Plans to allow the shooting of bats in rural Queensland have ruffled the feathers of conservation groups.

But the government says its changes will only allow kill permits, as a ‘last resort’.

Isobel Roe reports.

TRANSCRIPT

They’re being coined ‘kill permits’ but they’re only to be used in desperate times.

Andrew Powell, MP: “Farmers need to demonstrate that over the last few years in particular, that they’ve tried non-lethal methods of that non-lethal methods have proven cost prohibitive.”

It’ll allow farmers to control nuisance wildlife faster.

Campbell Newman, Qld Premier: “It will be careful, considered, in any approach that we use to manage the issue. But we have made a commitment to communities across Queensland that they’re health and safety will be put first and foremost.”

But not everyone’s happy.

Andrew Powell, MP: “I think there’s a bit of a hysteria from some of the more extreme environmental groups that are suggesting that this is open season of flying foxes. This is about restoring balance.”

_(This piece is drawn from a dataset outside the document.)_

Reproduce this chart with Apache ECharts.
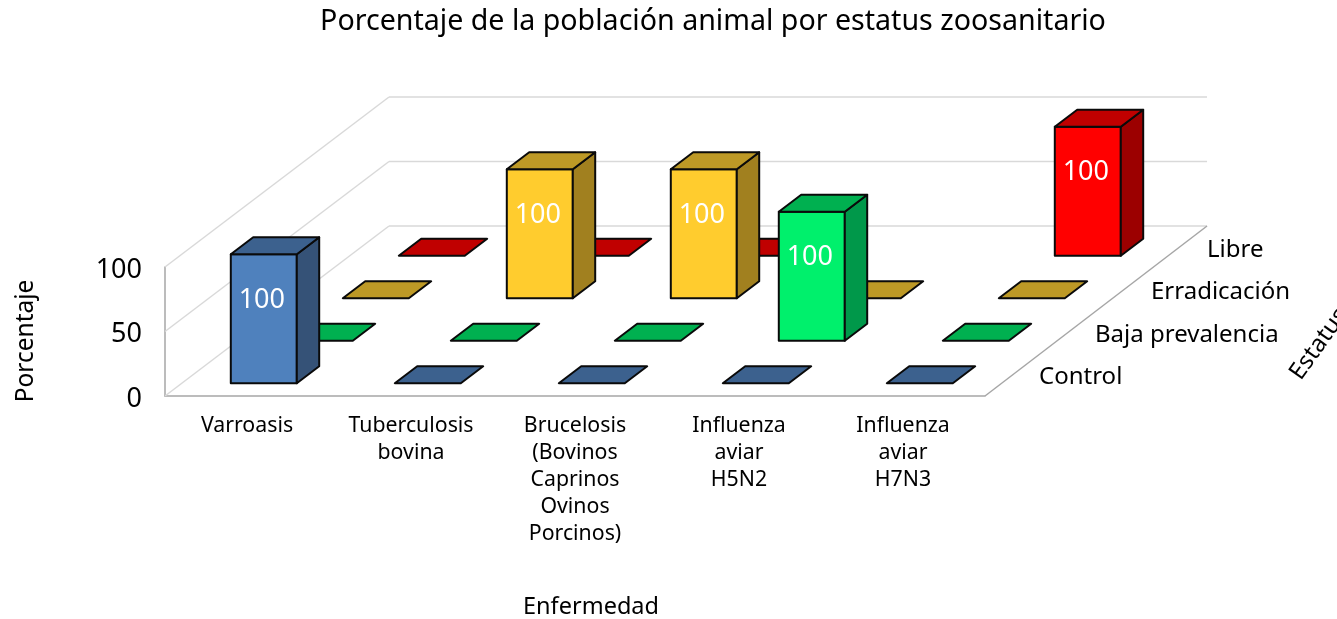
<!DOCTYPE html>
<html>
<head>
<meta charset="utf-8">
<style>html,body{margin:0;padding:0;background:#fff;overflow:hidden}#c{width:1337px;height:619px}</style>
<script src="https://cdn.jsdelivr.net/npm/echarts@6/dist/echarts.min.js"></script>
</head>
<body>
<div id="c"></div>
<script>
var titleText = 'Porcentaje de la población animal por estatus zoosanitario';
var categories = ['Varroasis', 'Tuberculosis\nbovina', 'Brucelosis\n(Bovinos\nCaprinos\nOvinos\nPorcinos)', 'Influenza\naviar\nH5N2', 'Influenza\naviar\nH7N3'];
var statuses = ['Control', 'Baja prevalencia', 'Erradicación', 'Libre'];
var control = [100, 0, 0, 0, 0];
var bajaPrevalencia = [0, 0, 0, 100, 0];
var erradicacion = [0, 100, 100, 0, 0];
var libre = [0, 0, 0, null, 100];
var yTicks = [0, 50, 100];

var FONT = 'Noto Sans';
var TEXT = '#000';
var DEPTH_X = 56 / 164;          // horizontal shift per row, in category bands
var DEPTH_Y = 42.5 / 1.29;       // vertical shift per row, in value units
var ROWS = statuses.length;
var HALF_W = 33 / 164;
var BAR_FRONT = 0.3, BAR_BACK = 0.7;

var rowSeries = [
  {values: control,         row: 0, front: '#4F81BD', top: '#3C618E', side: '#355277'},
  {values: bajaPrevalencia, row: 1, front: '#00F06C', top: '#00B050', side: '#00984A'},
  {values: erradicacion,    row: 2, front: '#FFCC2E', top: '#BD9926', side: '#A1801F'},
  {values: libre,           row: 3, front: '#FF0000', top: '#C00000', side: '#9C0000'}
];

// oblique projection: category position, value and depth through the axes' own scales
function projector(api) {
  var o = api.coord([0, 0]);
  var band = api.coord([1, 0])[0] - o[0];
  var unit = o[1] - api.coord([0, 1])[1];
  return function (cat, val, depth) {
    return [o[0] + cat * band + depth * DEPTH_X * band, o[1] - val * unit - depth * DEPTH_Y * unit];
  };
}

function poly(points, fill, stroke, width) {
  return {type: 'polygon', shape: {points: points},
    style: {fill: fill, stroke: stroke, lineWidth: width, lineJoin: 'round'}};
}
function seg(a, b, color, width) {
  return {type: 'line', shape: {x1: a[0], y1: a[1], x2: b[0], y2: b[1]},
    style: {stroke: color, lineWidth: width, fill: null}};
}

function renderWall(params, api) {
  var p = projector(api), v = api.value(1);
  var L = -0.5, R = categories.length - 0.5, Rb = R - 0.012;
  var kids = [seg(p(L, v, 0), p(L, v, ROWS), '#D9D9D9', 1.5),
              seg(p(L, v, ROWS), p(Rb, v, ROWS), '#D9D9D9', 1.5)];
  if (v === 0) kids.push(seg(p(R, 0, 0), p(Rb, 0, ROWS), '#A6A6A6', 1.5));
  return {type: 'group', silent: true, children: kids};
}

function renderBar(params, api) {
  var p = projector(api);
  var cat = api.value(0), v = api.value(1), r = api.value(2), c = rowSeries[r];
  var l = cat - HALF_W, h = cat + HALF_W, f = r + BAR_FRONT, b = r + BAR_BACK;
  var kids = [];
  var width = 2, ink = '#0a0a0a';
  if (v > 0) {
    kids.push(poly([p(l, 0, f), p(h, 0, f), p(h, v, f), p(l, v, f)], c.front, ink, width));
    kids.push(poly([p(h, 0, f), p(h, 0, b), p(h, v, b), p(h, v, f)], c.side, ink, width));
    kids.push(poly([p(l, v, f), p(h, v, f), p(h, v, b), p(l, v, b)], c.top, ink, width));
    var lp = p(cat, v - 33.3, f);
    kids.push({type: 'text', x: lp[0] - 2, y: lp[1] + 3, style: {text: String(v), fill: '#fff',
      font: '27px "' + FONT + '"', align: 'center', verticalAlign: 'middle'}});
  } else {
    kids.push(poly([p(l, 0, f), p(h, 0, f), p(h, 0, b), p(l, 0, b)], c.top, ink, width));
  }
  return {type: 'group', silent: true, children: kids};
}

function renderStatus(params, api) {
  var p = projector(api), j = api.value(0);
  var q = p(categories.length - 0.5, 0, j + 0.5);
  return {type: 'text', silent: true, x: q[0] + 26, y: q[1] + 2.5, style: {text: statuses[j], fill: TEXT,
    font: '24px "' + FONT + '"', align: 'left', verticalAlign: 'middle'}};
}

function renderStatusName(params, api) {
  var p = projector(api);
  var q = p(categories.length - 0.5, 0, ROWS / 2);
  return {type: 'text', silent: true, x: q[0] + 222, y: q[1] + 33, rotation: 0.95,
    style: {text: 'Estatus', fill: TEXT, font: '24px "' + FONT + '"', align: 'center', verticalAlign: 'middle'}};
}

var series = [{
  type: 'custom', coordinateSystem: 'cartesian2d', renderItem: renderWall, clip: false, silent: true,
  data: yTicks.map(function (t) { return [0, t]; }), z: 1
}];
rowSeries.slice().reverse().forEach(function (s, k) {
  var data = [];
  s.values.forEach(function (v, i) { if (v !== null) data.push([i, v, s.row]); });
  series.push({type: 'custom', coordinateSystem: 'cartesian2d', renderItem: renderBar, clip: false,
    silent: true, data: data, z: 2 + k, encode: {x: 0, y: 1}});
});
series.push({type: 'custom', coordinateSystem: 'cartesian2d', renderItem: renderStatus, clip: false, silent: true,
  data: statuses.map(function (s, j) { return [j, 0]; }), z: 8, encode: {x: 0, y: 1}});
series.push({type: 'custom', coordinateSystem: 'cartesian2d', renderItem: renderStatusName, clip: false, silent: true,
  data: [[0, 0]], z: 8});

var chart = echarts.init(document.getElementById('c'), null, {renderer: 'canvas'});
chart.setOption({
  animation: false,
  backgroundColor: '#fff',
  title: {text: titleText, left: 708, top: 2, textAlign: 'center',
    textStyle: {fontFamily: FONT, fontSize: 28.6, fontWeight: 'normal', color: TEXT}},
  grid: {left: 165, top: 267, width: 820, height: 129, containLabel: false, outerBoundsMode: 'none'},
  xAxis: {type: 'category', data: categories, boundaryGap: true,
    name: 'Enfermedad', nameLocation: 'middle', nameGap: 199,
    nameTextStyle: {fontFamily: FONT, fontSize: 23.5, color: TEXT, padding: [0, 0, 0, 32]},
    axisLine: {show: true, lineStyle: {color: '#A6A6A6', width: 1.5}},
    axisTick: {show: false},
    axisLabel: {interval: 0, margin: 16, fontFamily: FONT, fontSize: 21.3, lineHeight: 27, color: TEXT},
    splitLine: {show: false}},
  yAxis: {type: 'value', min: 0, max: 100, interval: 50,
    name: 'Porcentaje', nameLocation: 'middle', nameGap: 126, nameRotate: 90,
    nameTextStyle: {fontFamily: FONT, fontSize: 24.5, color: TEXT, padding: [0, 19, 0, 0]},
    axisLine: {show: true, lineStyle: {color: '#A6A6A6', width: 1.5}},
    axisTick: {show: false},
    axisLabel: {margin: 23, color: TEXT, formatter: '{t|{value}}',
      rich: {t: {fontFamily: FONT, fontSize: 27, color: TEXT, padding: [6, 0, 0, 0]}}},
    splitLine: {show: false}},
  series: series
});
</script>
</body>
</html>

With bat populations already dwindling in the South-East, rescue groups are fighting the permits.

Louise Saunders, Bat Conservation and Rescue Qld: “We’re already at the top of the tree as far as mammal extinctions in the world so let’s just go down that path of issuing these stupid policies and annihilate flying foxes – this is the wrong thing to do.”

Rural fruit farmers say they want the right to deter bat colonies, to protect their crops and at the moment, anyone who shoots a bat can be liable for a whopping $100,000 fine.

Michael Beatty, RSPCA: “You can’t just slaughter an animal that basically helps provide a major ecosystem, albeit one that’s sort of been partially destroyed.”

The policy will focus on dispersing the bigger populations but they won’t be undergoing any large scale culls.

Isobel Roe, QUT News.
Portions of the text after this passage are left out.